He said female empowerment will be a topic of discussion at the inaugural US-Africa Leaders Summit, being held August 4-6 in Washington. About 50 African leaders are expected to attend what the White House says will be the largest gathering any US president has held with African heads of state and government.

"The most successful countries are the ones who treat their women well," Obama said. "If you are not empowering your women you are crippling your country."

Obama told the young Africans participating in the Washington Fellowship for Young African Leaders, now the Mandela Washington Fellowship, that they shouldn't hold on to old traditions like removing some or all of a girl's genitals, which practitioners often link to Islamic requirements.

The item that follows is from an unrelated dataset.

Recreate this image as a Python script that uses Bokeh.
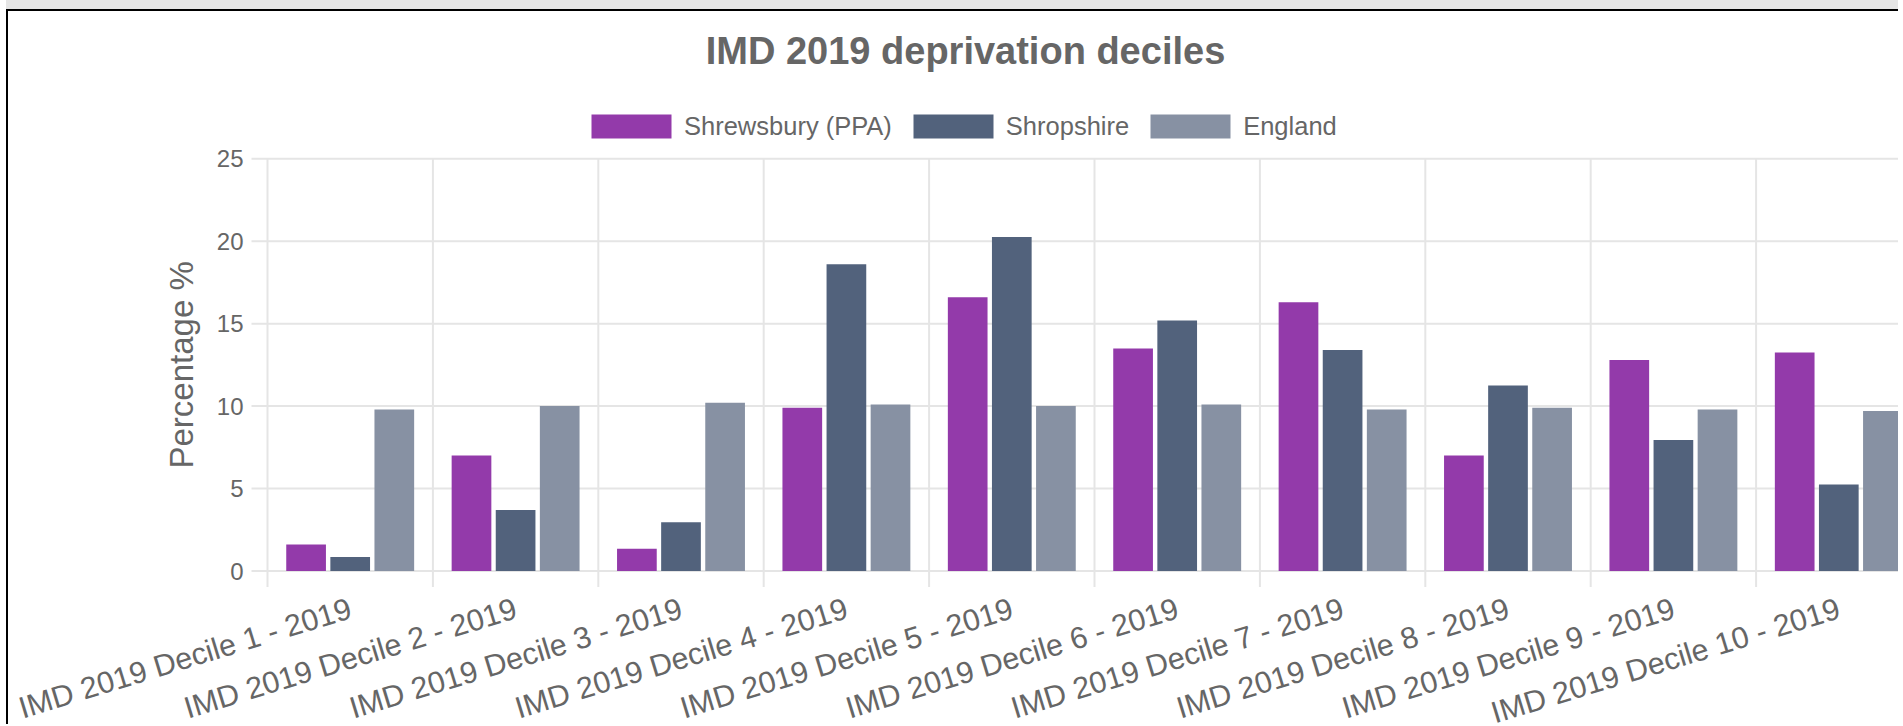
import math
import numpy as np
from bokeh.plotting import figure
from bokeh.models import (Range1d, Legend, LegendItem, Label, LabelSet,
                          ColumnDataSource)
from bokeh.core.properties import value
from bokeh.embed import file_html
from bokeh.resources import INLINE

# ---------------- data ----------------
categories = [
    "IMD 2019 Decile 1 - 2019", "IMD 2019 Decile 2 - 2019",
    "IMD 2019 Decile 3 - 2019", "IMD 2019 Decile 4 - 2019",
    "IMD 2019 Decile 5 - 2019", "IMD 2019 Decile 6 - 2019",
    "IMD 2019 Decile 7 - 2019", "IMD 2019 Decile 8 - 2019",
    "IMD 2019 Decile 9 - 2019", "IMD 2019 Decile 10 - 2019",
]
shrewsbury = [1.6, 7.0, 1.35, 9.9, 16.6, 13.5, 16.3, 7.0, 12.8, 13.25]
shropshire = [0.85, 3.7, 2.95, 18.6, 20.25, 15.2, 13.4, 11.25, 7.95, 5.25]
england = [9.8, 10.0, 10.2, 10.1, 10.0, 10.1, 9.8, 9.9, 9.8, 9.7]
series_names = ["Shrewsbury (PPA)", "Shropshire", "England"]
y_ticks = [0, 5, 10, 15, 20, 25]
y_tick_labels = ["0", "5", "10", "15", "20", "25"]
title_text = "IMD 2019 deprivation deciles"
y_title = "Percentage %"

# ---------------- style / layout ----------------
colors = ["#933aaa", "#52627c", "#8791a3"]
FONT = "Liberation Sans"
TXT = "#666666"
GRID = "#e5e5e5"
W, H = 1892, 715
ZERO_X = 259              # canvas x of the value axis
ZERO_Y = 559.5            # canvas y of the zero line
CAT_PX = 165.4            # pixel width of one category
PX_AXIS = 412.2           # pixel height of the 0..25 value axis
TICK_LEN = 16             # px length of the grid ticks outside the plot area
y_max = max(y_ticks)
ppu = PX_AXIS / y_max
x_start = -ZERO_X / CAT_PX
x_end = (W - ZERO_X) / CAT_PX
y_top = ZERO_Y / ppu
y_bottom = -(H - ZERO_Y) / ppu

p = figure(width=W, height=H, x_range=Range1d(x_start, x_end),
           y_range=Range1d(y_bottom, y_top),
           x_axis_location=None, y_axis_location=None,
           output_backend="svg", toolbar_location=None, title=None,
           min_border=0)
p.outline_line_color = None
p.background_fill_color = "white"
p.border_fill_color = "white"
p.xgrid.visible = False
p.ygrid.visible = False
p.styles = {"margin-left": "6px", "margin-top": "9px",
            "border-left": "2px solid #000", "border-top": "2px solid #000",
            "box-shadow": "0 -9px 0 0 #e5e5e5"}

n = len(categories)
centers = np.arange(n) + 0.5
bounds = list(range(n + 1))
tick_dx = TICK_LEN / CAT_PX
tick_dy = TICK_LEN / ppu

# grid: vertical lines at category boundaries, horizontal at value ticks,
# each continuing as a short tick outside the plot area
p.segment(x0=bounds, y0=[-tick_dy] * len(bounds), x1=bounds,
          y1=[y_max] * len(bounds), line_color=GRID, line_width=2,
          level="underlay")
p.segment(x0=[-tick_dx] * len(y_ticks), y0=y_ticks, x1=[n] * len(y_ticks),
          y1=y_ticks, line_color=GRID, line_width=2, level="underlay")

slot = 0.8 / 3
offsets = [-slot, 0.0, slot]
renderers = []
for vals, off, col in zip([shrewsbury, shropshire, england], offsets, colors):
    src = ColumnDataSource(dict(x=centers + off, top=vals))
    r = p.vbar(x="x", top="top", width=slot * 0.9, source=src,
               fill_color=col, line_color=None)
    renderers.append(r)

# category labels, rotated, anchored at their right end under each category
cat_src = ColumnDataSource(dict(x=centers, y=[0] * n, text=categories))
p.add_layout(LabelSet(x="x", y="y", text="text", source=cat_src,
                      angle=math.radians(17), text_align="right",
                      text_baseline="middle", y_offset=-36,
                      text_font=value(FONT), text_font_size="30.5px",
                      text_color=TXT))

# value tick labels
val_src = ColumnDataSource(dict(x=[0] * len(y_ticks), y=y_ticks, text=y_tick_labels))
p.add_layout(LabelSet(x="x", y="y", text="text", source=val_src,
                      text_align="right", text_baseline="middle",
                      x_offset=-(TICK_LEN + 8),
                      text_font=value(FONT), text_font_size="24px",
                      text_color=TXT))

# value axis title
p.add_layout(Label(x=173, y=(min(y_ticks) + max(y_ticks)) / 2,
                   x_units="screen", y_units="data", text=y_title,
                   angle=math.pi / 2, text_align="center",
                   text_baseline="middle", text_font=FONT,
                   text_font_size="33px", text_color=TXT))

legend = Legend(items=[LegendItem(label=nm, renderers=[r])
                       for nm, r in zip(series_names, renderers)],
                orientation="horizontal", location=(ZERO_X + 314, H - 130),
                glyph_width=100, glyph_height=30, label_standoff=3,
                spacing=11, padding=0, margin=0, label_height=30,
                border_line_color=None, background_fill_alpha=0,
                label_text_font=FONT, label_text_font_size="25.5px",
                label_text_color=TXT)
p.add_layout(legend, "center")

p.add_layout(Label(x=ZERO_X + 698, y=H - 39.5, x_units="screen",
                   y_units="screen", text=title_text, text_align="center",
                   text_baseline="middle", text_font=FONT,
                   text_font_size="38px", text_font_style="bold",
                   text_color=TXT))

open("out.html", "w").write(file_html(p, INLINE))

"Slumdog Millionaire" actress Freida Pinto wants an end to female genital mutilation. Photo / AP

The World Health Organization says more than 125 million girls and women alive today have been cut in 29 African and Middle Eastern countries, with complications including cysts, infection and infertility as well as complications in childbirth and increased risk of newborn deaths.

"I'm sorry, I don't consider that a tradition worth hanging on to," Obama said. "I think that's a tradition that's barbaric and should be eliminated."

Obama announced the fellowship during a stop in South Africa last summer to connect young African leaders to leadership training opportunities at top US universities.

He said four regional leadership centres will be created in Ghana, Kenya, Senegal and South Africa for more training programs on the continent. He also said the program will include more online tools like mentoring and courses and more public-private partnerships to support young entrepreneurs that want to start businesses or nonprofits.

Obama also said a Global Entrepreneurship Summit, held in Morocco this year, will be held in sub-Saharan Africa next year.

Fellows Obama singled out in his comments included a Nigerian woman who distributes sterile kits for delivering babies after a friend died in childbirth, and a woman from Senegal who started an academy to fight trafficking of young girls.

Obama said the spirit of the group reflects the optimism and idealism of Mandela, who died last December aged 95.

Mandela spent 27 years in jail under apartheid, South Africa's former system of white minority rule, before eventually leading his country through a difficult transition to democracy.

In 1994, he became the first democratically elected leader of a post-apartheid South Africa.